For starters, Pete Larson send me a paper with some nice clear data that shows how the two factors interact (at least in one physically active group of 24 men and nine women between 18 and 34 years old):
The x-axis runs from 0 to 12 m/s, so the data runs from 2.5 to just over 9 m/s, which is 6:40/km to under 2:00/km — i.e. sprinting). Sure enough, stride length is a much bigger factor than stride frequency at typical jogging/running speeds, but the frequency curve is never perfectly flat.
I also exchanged a few e-mails with Max Donelan, one of the co-inventors of the cruise control, who explained a little more about how the device works and what sort of interactions between stride rate, length and running speed they saw in their testing. His answers were very interesting and well-explained, so with his permission I’m going to post them here rather than trying to summarize them. One of the most interesting points, I think, is that when his metronome cues runners to increase their stride rate, they also automatically increase stride length to arrive at the pace they’d naturally associate with the new cadence. Makes sense, but that hadn’t occurred to me.
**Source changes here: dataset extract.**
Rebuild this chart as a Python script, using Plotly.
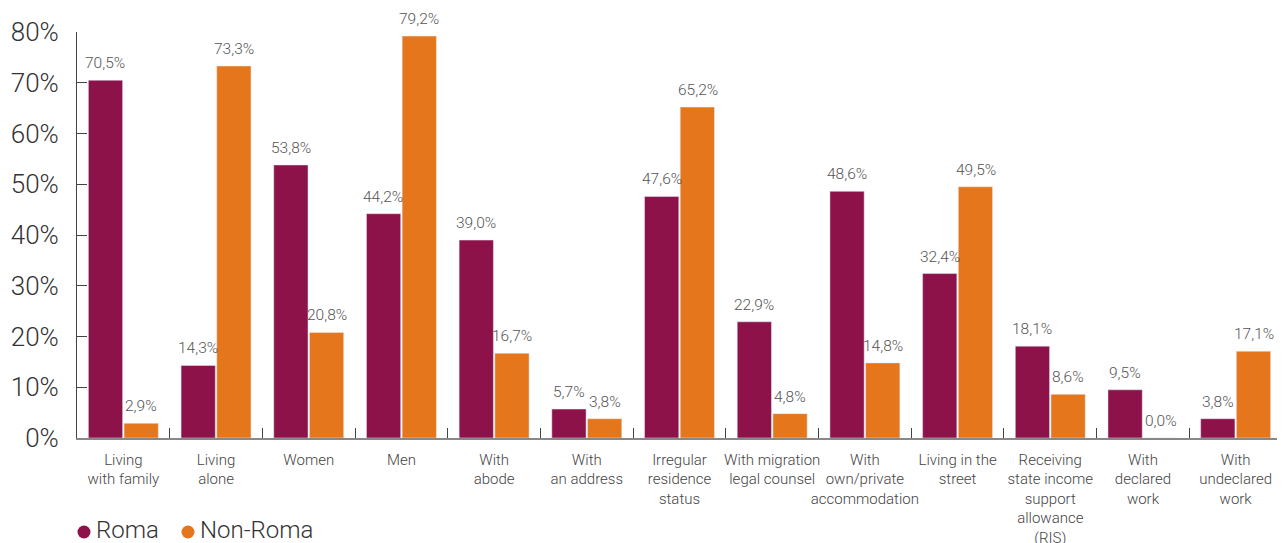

Q: I’m also curious (as you saw in my blog entry) about how effective cadence is at controlling pace.
A: We have tested a number of subjects running at a range of speeds. It is absolutely true that some runners increase speed predominantly by increasing stride length. In fact, I would say that most runners that we have tested increase stride length more than frequency. However, all the runners we have tested also increase their frequency when they increase speed. We have yet to find a runner that only increases stride length or only increases stride frequency. For our purposes, it doesn’t matter whether people increase speed predominantly with increasing stride length as long as the relationship between speed and frequency is not perfectly flat (and we have yet to find a subject like that).
Of equal importance is a second phenomenon which is less intuitive. When someone is running at a particular cadence and you ask them to match a faster cadence, they not only increase their stride frequency but also their stride length.They alter both frequency and length to converge on the speed that they normally prefer at the new cadence. For example, a 10% increase in frequency might yield a 40% increase in length to get a 54% increase in speed. This allows us to use frequency to have control authority over speed.
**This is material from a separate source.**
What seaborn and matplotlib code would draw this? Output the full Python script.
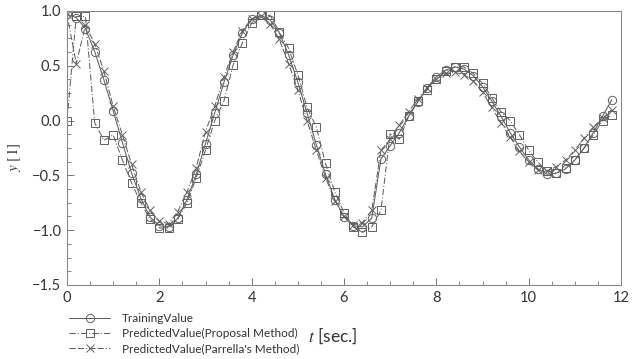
import numpy as np
import pandas as pd
import matplotlib
matplotlib.use("Agg")
import matplotlib.pyplot as plt
from matplotlib.ticker import MultipleLocator
import seaborn as sns

time_s = [0.0, 0.2, 0.4, 0.6, 0.8, 1.0, 1.2, 1.4, 1.6, 1.8,
          2.0, 2.2, 2.4, 2.6, 2.8, 3.0, 3.2, 3.4, 3.6, 3.8,
          4.0, 4.2, 4.4, 4.6, 4.8, 5.0, 5.2, 5.4, 5.6, 5.8,
          6.0, 6.2, 6.4, 6.6, 6.8, 7.0, 7.2, 7.4, 7.6, 7.8,
          8.0, 8.2, 8.4, 8.6, 8.8, 9.0, 9.2, 9.4, 9.6, 9.8,
          10.0, 10.2, 10.4, 10.6, 10.8, 11.0, 11.2, 11.4, 11.6, 11.8]

training = [0.97, 0.94, 0.84, 0.63, 0.37, 0.09, -0.20, -0.48, -0.71, -0.88,
            -0.96, -0.97, -0.89, -0.72, -0.49, -0.21, 0.07, 0.35, 0.60, 0.80,
            0.93, 0.96, 0.92, 0.80, 0.60, 0.35, 0.07, -0.22, -0.49, -0.72,
            -0.88, -0.96, -0.97, -0.89, -0.35, -0.23, -0.11, 0.04, 0.17, 0.30,
            0.40, 0.46, 0.49, 0.47, 0.41, 0.31, 0.18, 0.04, -0.11, -0.24,
            -0.36, -0.44, -0.49, -0.48, -0.44, -0.36, -0.25, -0.11, 0.04, 0.19]

proposal = [0.00, 0.95, 0.95, -0.02, -0.18, -0.13, -0.36, -0.57, -0.75, -0.90,
            -0.98, -0.98, -0.90, -0.75, -0.52, -0.27, 0.00, 0.18, 0.51, 0.71,
            0.89, 0.96, 0.96, 0.81, 0.66, 0.42, 0.12, -0.06, -0.39, -0.65,
            -0.84, -0.97, -1.02, -0.97, -0.82, -0.12, -0.17, 0.04, 0.18, 0.28,
            0.38, 0.45, 0.49, 0.49, 0.43, 0.34, 0.21, 0.08, 0.00, -0.13,
            -0.27, -0.38, -0.46, -0.48, -0.43, -0.36, -0.25, -0.13, 0.00, 0.05]

parrella = [0.97, 0.52, 0.87, 0.70, 0.45, 0.13, -0.13, -0.40, -0.65, -0.82,
            -0.92, -0.94, -0.83, -0.65, -0.43, -0.10, 0.13, 0.40, 0.63, 0.82,
            0.93, 0.95, 0.88, 0.74, 0.52, 0.28, 0.00, -0.27, -0.52, -0.73,
            -0.87, -0.95, -0.93, -0.82, -0.27, -0.17, -0.04, 0.08, 0.20, 0.30,
            0.38, 0.43, 0.44, 0.42, 0.36, 0.26, 0.12, -0.02, -0.15, -0.28,
            -0.38, -0.45, -0.46, -0.42, -0.36, -0.27, -0.16, -0.06, 0.02, 0.10]

labels = ["TrainingValue", "PredictedValue(Proposal Method)", "PredictedValue(Parrella's Method)"]
x_ticks = [0, 2, 4, 6, 8, 10, 12]
y_ticks = [-1.5, -1.0, -0.5, 0.0, 0.5, 1.0]

sns.set_theme(style="white")
plt.rcParams['font.family'] = ['Lato', 'DejaVu Sans']
plt.rcParams['mathtext.fontset'] = 'stix'

fig = plt.figure(figsize=(6.41, 3.59), dpi=100)
ax = fig.add_axes([67/641, 1-285/359, 554/641, 274/359])

col = '#606060'
common = dict(color=col, linewidth=0.75, markeredgecolor=col, markeredgewidth=0.7)
sns.lineplot(x=time_s, y=training, ax=ax, marker='o', markersize=6,
             markerfacecolor='none', linestyle='-', label=labels[0], **common)
sns.lineplot(x=time_s, y=proposal, ax=ax, marker='s', markersize=6,
             markerfacecolor='none', linestyle=(0, (6, 2, 1, 2)), label=labels[1], **common)
sns.lineplot(x=time_s, y=parrella, ax=ax, marker='x', markersize=6,
             linestyle=(0, (6, 2, 6, 2, 1, 2)), label=labels[2], **common)

ax.set_xlim(0, 12)
ax.set_ylim(-1.5, 1.0)
ax.set_xticks(x_ticks)
ax.set_yticks(y_ticks)
ax.set_yticklabels([f"{v:.1f}".replace('-', '\u2212') for v in y_ticks])
ax.xaxis.set_minor_locator(MultipleLocator(0.5))
ax.yaxis.set_minor_locator(MultipleLocator(0.125))
ax.tick_params(axis='both', which='major', direction='in', length=5, width=0.7,
               color='#777777', labelsize=10.5, labelcolor='#333333', pad=4,
               left=True, bottom=True)
ax.tick_params(axis='both', which='minor', direction='in', length=3, width=0.6,
               color='#777777', left=True, bottom=True)
for s in ax.spines.values():
    s.set_color('#888888')
    s.set_linewidth(0.8)

ax.set_xlabel('')
ax.set_ylabel(r'$y$ [1]', fontsize=11, family='STIXGeneral', color='#333333')
ax.yaxis.set_label_coords(-0.08, 0.467)

fig.text(308/641, 1-336/359, r'$t$ [sec.]', fontsize=12.5, color='#333333', ha='left', va='center')

ax.get_legend().remove()
h, l = ax.get_legend_handles_labels()
fig.legend(h, l, loc='upper left', bbox_to_anchor=(62/641, 1-306/359), frameon=False,
           fontsize=8.5, handlelength=3.5, handletextpad=1.0, labelspacing=0.35,
           borderpad=0.1, labelcolor='#333333')

fig.savefig('out.png', dpi=100)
Q: What sort of testing did you do?
A: We initially determined how frequency and length change with increases in speed by having subjects run at different steady state speeds on a treadmill. We carefully calibrated the treadmill speed and we measured step frequency with pressure sensitive foot switches. Stride length is simply speed divided by stride frequency.
To study how runners change both speed and step length when you give them an increase in cadence to match, we had them run overground with a metronome beeping in their ear. After a few minutes, the metronome frequency would rapidly increase to a new frequency. Subjects were instructed to match the beat. They were free to choose whatever speed they liked and, in principle, they could have stayed at the same speed. We measured step frequency with the same pressure sensitive foot switches. We measure and record overground running speed using a high-end GPS designed for quantifying acceleration in race cars.
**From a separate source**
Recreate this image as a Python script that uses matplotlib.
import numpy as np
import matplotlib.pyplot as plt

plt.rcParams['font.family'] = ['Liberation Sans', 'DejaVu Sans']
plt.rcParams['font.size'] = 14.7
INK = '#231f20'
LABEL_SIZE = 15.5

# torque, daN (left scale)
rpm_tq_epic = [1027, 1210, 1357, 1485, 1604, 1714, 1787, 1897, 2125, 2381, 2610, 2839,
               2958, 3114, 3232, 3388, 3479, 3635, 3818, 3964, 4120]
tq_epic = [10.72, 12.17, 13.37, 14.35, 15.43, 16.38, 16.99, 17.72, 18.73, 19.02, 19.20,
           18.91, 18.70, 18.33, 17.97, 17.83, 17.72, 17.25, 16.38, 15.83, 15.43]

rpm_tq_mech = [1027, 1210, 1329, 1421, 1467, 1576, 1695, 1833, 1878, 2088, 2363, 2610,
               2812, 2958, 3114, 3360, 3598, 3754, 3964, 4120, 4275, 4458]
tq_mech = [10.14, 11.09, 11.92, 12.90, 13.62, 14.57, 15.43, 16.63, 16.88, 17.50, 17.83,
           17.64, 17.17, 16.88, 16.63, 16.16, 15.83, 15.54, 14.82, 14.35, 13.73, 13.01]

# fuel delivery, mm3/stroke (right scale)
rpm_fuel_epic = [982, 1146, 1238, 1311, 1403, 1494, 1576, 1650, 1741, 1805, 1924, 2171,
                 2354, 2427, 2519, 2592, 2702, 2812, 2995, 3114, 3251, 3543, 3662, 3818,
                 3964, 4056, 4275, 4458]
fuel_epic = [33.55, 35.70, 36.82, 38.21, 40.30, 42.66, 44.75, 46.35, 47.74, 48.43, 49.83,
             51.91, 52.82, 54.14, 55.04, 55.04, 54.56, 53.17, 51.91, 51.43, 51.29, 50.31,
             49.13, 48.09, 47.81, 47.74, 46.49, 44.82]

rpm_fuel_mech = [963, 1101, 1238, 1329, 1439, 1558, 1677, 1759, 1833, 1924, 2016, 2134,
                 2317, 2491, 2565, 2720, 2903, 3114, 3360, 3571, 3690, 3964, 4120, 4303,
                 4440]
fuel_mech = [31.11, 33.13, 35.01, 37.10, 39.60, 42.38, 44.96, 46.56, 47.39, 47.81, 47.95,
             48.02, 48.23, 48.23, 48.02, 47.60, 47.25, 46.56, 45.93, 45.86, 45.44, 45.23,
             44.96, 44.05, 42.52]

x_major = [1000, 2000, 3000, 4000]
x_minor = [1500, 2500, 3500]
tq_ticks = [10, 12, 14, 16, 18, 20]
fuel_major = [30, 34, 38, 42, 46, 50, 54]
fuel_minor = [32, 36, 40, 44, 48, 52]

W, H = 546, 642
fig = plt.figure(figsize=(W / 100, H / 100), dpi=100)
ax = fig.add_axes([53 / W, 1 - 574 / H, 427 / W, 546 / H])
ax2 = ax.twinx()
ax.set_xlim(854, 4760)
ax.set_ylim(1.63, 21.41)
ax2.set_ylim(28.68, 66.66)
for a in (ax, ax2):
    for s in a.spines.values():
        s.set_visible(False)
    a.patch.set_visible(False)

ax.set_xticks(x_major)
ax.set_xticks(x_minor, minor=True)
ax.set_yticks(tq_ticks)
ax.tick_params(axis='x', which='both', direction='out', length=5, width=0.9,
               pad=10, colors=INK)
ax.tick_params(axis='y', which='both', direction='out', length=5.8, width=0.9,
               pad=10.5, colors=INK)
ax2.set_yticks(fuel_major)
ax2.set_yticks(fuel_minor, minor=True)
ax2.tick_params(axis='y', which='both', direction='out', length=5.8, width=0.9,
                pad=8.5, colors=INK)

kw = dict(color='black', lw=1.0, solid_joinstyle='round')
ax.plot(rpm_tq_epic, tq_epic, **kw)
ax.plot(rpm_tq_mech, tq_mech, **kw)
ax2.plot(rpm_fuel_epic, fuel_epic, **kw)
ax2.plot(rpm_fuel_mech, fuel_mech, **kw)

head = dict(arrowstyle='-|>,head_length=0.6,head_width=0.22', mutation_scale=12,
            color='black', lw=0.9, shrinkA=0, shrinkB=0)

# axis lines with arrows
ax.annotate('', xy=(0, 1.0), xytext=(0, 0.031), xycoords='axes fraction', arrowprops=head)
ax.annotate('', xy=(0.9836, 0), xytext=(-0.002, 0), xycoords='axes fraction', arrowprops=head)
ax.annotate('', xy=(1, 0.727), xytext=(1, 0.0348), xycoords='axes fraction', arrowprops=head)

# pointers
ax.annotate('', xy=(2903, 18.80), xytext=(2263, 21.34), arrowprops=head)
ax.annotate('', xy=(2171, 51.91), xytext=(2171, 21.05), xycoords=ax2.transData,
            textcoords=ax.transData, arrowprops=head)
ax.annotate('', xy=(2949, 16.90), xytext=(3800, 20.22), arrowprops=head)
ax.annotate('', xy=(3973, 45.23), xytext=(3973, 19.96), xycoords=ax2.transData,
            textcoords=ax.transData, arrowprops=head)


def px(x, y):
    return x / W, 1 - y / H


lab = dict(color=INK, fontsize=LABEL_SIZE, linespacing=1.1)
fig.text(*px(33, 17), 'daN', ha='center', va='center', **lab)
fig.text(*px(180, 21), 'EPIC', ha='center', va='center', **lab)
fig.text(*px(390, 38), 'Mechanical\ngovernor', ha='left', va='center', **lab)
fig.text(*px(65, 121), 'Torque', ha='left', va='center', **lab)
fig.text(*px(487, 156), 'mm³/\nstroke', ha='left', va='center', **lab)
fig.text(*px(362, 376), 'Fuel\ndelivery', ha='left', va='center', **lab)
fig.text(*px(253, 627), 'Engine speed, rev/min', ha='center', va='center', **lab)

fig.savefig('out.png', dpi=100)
We test our cruise control algorithm also during running overground. When we implement cruise control, we get runners within 0.5% of their desired average speed. This compares well with recreational athletes who average an 8% error, and collegiate runners who average a 4% error:
Green et al. Pacing accuracy in collegiate and recreational runners. Eur J Appl Physiol (2010) vol. 108 (3) pp. 567-572 http://dx.doi.org/10.1007/s00421-009-1257-5
For the recreational runners, an 8% error means that they will only be within 4 minutes of their target time for a 50 min 10 K. Running 4 minutes too fast may mean a surprisingly fast personal best, but it may also mean crashing and burning.
Very interesting stuff — both from a practical point of view (i.e. the cruise control), and for understanding more about how we run. Thanks to both Max and Pete for their contributions.